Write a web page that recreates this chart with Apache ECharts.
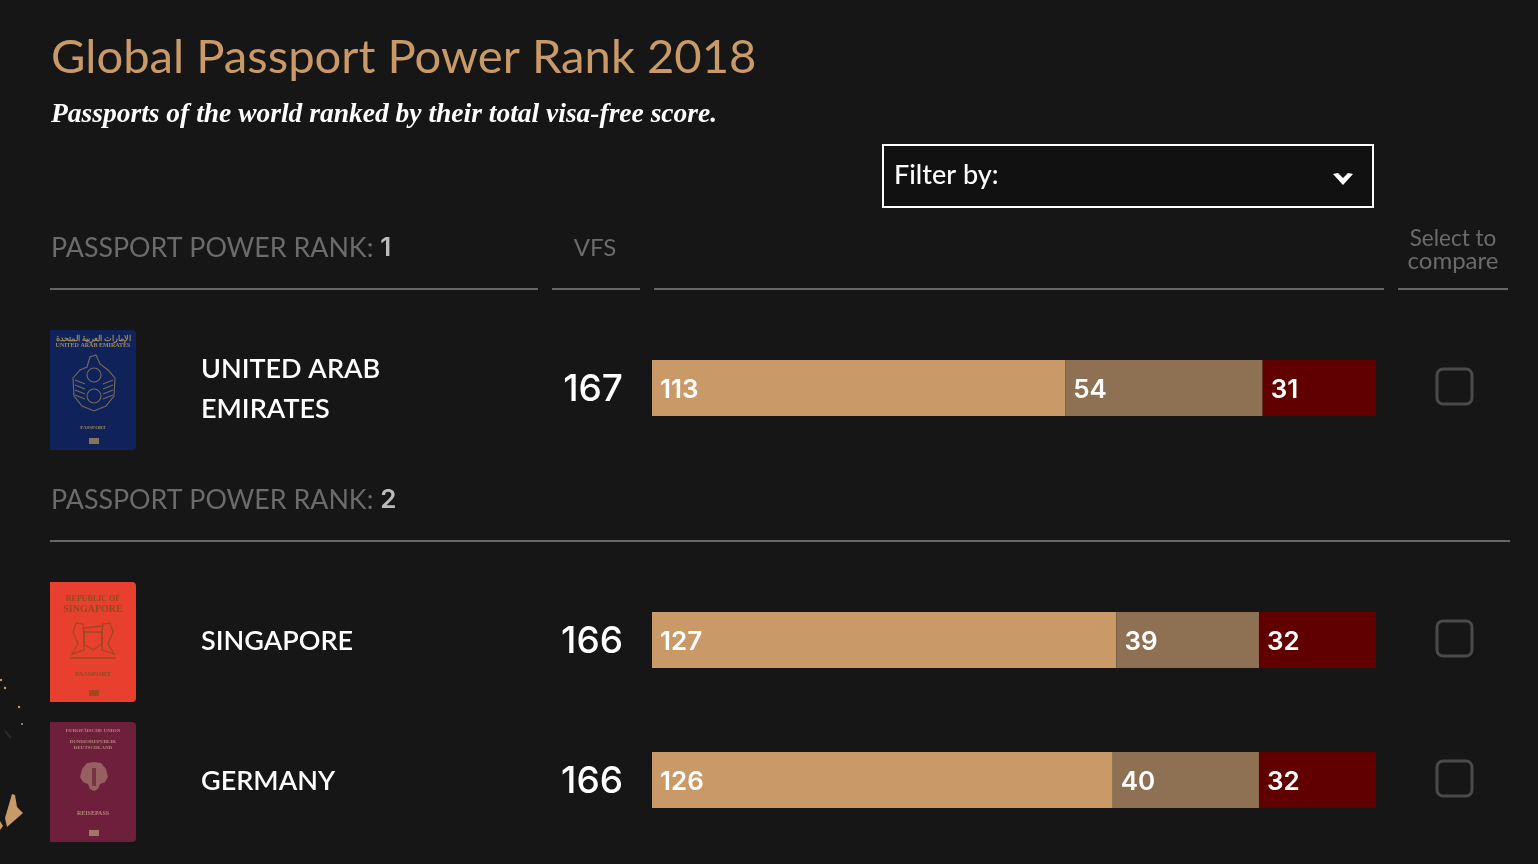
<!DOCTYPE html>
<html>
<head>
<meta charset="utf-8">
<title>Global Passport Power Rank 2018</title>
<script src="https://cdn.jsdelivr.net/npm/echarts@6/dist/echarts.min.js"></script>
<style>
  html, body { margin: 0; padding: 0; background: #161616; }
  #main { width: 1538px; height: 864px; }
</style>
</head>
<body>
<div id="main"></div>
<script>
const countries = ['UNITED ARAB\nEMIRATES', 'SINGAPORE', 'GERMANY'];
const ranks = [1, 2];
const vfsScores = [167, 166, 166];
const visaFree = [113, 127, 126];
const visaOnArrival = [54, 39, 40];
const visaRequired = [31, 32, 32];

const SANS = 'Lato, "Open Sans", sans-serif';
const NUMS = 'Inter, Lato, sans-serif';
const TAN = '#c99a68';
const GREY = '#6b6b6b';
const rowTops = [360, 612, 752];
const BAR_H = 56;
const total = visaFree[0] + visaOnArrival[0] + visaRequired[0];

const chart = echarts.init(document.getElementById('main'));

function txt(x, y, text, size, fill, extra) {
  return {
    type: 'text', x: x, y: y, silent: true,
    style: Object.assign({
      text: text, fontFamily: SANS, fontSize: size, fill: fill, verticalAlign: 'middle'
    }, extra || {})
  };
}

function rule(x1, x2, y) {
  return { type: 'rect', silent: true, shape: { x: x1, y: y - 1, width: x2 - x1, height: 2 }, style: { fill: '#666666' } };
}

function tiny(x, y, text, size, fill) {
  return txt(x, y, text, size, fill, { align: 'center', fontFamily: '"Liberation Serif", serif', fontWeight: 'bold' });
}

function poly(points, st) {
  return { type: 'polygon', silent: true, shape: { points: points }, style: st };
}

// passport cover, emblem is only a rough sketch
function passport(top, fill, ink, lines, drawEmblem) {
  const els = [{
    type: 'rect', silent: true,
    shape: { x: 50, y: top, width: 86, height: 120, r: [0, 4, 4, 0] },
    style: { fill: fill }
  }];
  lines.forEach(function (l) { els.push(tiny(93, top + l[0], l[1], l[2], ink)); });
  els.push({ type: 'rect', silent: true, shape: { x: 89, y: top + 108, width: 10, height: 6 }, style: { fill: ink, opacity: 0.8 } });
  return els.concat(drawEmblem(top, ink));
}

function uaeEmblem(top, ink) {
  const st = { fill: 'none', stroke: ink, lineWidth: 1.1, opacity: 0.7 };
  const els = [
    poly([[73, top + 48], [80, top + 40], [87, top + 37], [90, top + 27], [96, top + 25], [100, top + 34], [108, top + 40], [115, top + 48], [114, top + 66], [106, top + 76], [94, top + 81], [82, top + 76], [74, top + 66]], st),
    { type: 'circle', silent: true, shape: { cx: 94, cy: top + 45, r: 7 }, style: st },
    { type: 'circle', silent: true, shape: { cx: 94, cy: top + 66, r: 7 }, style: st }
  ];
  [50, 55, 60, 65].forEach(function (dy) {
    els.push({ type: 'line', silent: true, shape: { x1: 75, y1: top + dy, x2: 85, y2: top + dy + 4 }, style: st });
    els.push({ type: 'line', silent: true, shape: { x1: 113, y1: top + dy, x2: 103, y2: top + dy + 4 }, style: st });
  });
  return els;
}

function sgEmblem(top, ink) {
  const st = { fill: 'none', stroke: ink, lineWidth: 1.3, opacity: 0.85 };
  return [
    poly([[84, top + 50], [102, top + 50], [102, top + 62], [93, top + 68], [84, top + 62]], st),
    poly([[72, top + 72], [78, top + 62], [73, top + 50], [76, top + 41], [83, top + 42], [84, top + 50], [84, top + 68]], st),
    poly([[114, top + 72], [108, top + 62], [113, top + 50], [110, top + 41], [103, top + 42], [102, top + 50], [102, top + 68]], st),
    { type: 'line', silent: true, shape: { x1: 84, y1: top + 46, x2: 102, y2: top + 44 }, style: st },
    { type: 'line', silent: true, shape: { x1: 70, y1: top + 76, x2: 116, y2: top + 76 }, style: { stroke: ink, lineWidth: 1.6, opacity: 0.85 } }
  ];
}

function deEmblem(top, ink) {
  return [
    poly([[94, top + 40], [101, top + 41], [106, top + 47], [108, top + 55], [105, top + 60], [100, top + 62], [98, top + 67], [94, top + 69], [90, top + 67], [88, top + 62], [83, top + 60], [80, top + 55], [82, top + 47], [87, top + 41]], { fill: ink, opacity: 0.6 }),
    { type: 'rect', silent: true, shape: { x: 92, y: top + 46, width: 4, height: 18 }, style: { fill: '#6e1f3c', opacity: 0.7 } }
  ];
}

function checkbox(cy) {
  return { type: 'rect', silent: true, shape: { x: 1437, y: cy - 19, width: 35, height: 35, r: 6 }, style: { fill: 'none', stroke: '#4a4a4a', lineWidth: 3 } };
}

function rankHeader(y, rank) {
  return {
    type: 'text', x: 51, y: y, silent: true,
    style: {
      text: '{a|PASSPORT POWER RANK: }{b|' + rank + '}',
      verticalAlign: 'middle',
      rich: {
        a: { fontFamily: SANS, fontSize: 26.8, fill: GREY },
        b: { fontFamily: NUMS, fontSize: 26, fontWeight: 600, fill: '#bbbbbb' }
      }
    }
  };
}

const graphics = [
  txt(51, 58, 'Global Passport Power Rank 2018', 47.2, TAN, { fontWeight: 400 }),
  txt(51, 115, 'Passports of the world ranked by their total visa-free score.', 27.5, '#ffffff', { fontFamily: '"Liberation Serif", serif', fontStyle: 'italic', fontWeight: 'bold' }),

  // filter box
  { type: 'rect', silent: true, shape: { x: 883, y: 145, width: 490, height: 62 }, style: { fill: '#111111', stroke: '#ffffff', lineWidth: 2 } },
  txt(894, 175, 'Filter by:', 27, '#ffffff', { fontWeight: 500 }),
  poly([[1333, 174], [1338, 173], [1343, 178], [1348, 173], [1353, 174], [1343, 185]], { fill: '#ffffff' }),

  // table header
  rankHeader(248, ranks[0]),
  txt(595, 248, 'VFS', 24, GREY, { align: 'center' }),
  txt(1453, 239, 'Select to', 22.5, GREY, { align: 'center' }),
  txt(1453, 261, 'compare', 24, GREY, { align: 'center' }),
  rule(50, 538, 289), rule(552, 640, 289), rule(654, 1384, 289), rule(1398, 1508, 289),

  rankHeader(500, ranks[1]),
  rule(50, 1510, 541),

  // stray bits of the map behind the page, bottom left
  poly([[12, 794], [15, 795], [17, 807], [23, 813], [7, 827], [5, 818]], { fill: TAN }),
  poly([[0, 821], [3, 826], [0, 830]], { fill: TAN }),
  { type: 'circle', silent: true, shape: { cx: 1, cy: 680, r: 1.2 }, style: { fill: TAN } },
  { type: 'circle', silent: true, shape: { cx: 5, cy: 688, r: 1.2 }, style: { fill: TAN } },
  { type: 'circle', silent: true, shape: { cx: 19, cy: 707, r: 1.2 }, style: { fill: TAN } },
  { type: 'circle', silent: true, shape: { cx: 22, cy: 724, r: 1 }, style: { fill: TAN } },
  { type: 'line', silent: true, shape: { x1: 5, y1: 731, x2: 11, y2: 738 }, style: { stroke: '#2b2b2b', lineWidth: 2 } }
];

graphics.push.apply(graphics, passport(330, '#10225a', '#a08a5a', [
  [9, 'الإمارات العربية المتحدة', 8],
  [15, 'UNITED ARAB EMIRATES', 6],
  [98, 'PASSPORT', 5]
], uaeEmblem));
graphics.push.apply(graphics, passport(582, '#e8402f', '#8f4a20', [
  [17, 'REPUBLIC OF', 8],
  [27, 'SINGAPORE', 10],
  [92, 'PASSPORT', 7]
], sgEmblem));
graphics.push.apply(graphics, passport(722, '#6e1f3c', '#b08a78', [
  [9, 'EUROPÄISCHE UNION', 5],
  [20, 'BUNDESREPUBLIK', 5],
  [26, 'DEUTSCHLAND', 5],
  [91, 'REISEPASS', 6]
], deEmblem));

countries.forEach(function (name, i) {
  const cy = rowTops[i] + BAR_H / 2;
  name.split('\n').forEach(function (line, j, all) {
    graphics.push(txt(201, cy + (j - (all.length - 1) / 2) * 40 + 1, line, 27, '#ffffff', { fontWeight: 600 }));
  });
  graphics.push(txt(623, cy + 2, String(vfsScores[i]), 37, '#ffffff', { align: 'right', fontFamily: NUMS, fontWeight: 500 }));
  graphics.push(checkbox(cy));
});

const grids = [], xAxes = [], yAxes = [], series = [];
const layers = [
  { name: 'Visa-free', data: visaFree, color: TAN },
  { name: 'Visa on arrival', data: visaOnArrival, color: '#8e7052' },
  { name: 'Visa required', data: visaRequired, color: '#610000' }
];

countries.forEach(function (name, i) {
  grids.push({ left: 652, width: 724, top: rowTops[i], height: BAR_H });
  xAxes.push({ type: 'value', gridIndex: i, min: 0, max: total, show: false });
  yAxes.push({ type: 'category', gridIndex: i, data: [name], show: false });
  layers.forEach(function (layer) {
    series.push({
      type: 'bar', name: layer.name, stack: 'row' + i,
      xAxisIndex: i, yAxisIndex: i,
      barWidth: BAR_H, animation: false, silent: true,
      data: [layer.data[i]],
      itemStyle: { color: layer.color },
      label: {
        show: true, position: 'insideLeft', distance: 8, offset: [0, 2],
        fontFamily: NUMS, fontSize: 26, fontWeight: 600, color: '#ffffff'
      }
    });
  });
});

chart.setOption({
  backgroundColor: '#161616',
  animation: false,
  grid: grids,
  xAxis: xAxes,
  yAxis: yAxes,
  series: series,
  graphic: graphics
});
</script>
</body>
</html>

++++++++++++++++++++

- [Do this]
Please repeat exactly the data above from its first line to the line that contains "const total = visaFree[0]", inclusive, and leave every picture out.

- [The output]
Write a web page that recreates this chart with Apache ECharts.
<!DOCTYPE html>
<html>
<head>
<meta charset="utf-8">
<title>Global Passport Power Rank 2018</title>
<script src="https://cdn.jsdelivr.net/npm/echarts@6/dist/echarts.min.js"></script>
<style>
  html, body { margin: 0; padding: 0; background: #161616; }
  #main { width: 1538px; height: 864px; }
</style>
</head>
<body>
<div id="main"></div>
<script>
const countries = ['UNITED ARAB\nEMIRATES', 'SINGAPORE', 'GERMANY'];
const ranks = [1, 2];
const vfsScores = [167, 166, 166];
const visaFree = [113, 127, 126];
const visaOnArrival = [54, 39, 40];
const visaRequired = [31, 32, 32];

const SANS = 'Lato, "Open Sans", sans-serif';
const NUMS = 'Inter, Lato, sans-serif';
const TAN = '#c99a68';
const GREY = '#6b6b6b';
const rowTops = [360, 612, 752];
const BAR_H = 56;
const total = visaFree[0] + visaOnArrival[0] + visaRequired[0];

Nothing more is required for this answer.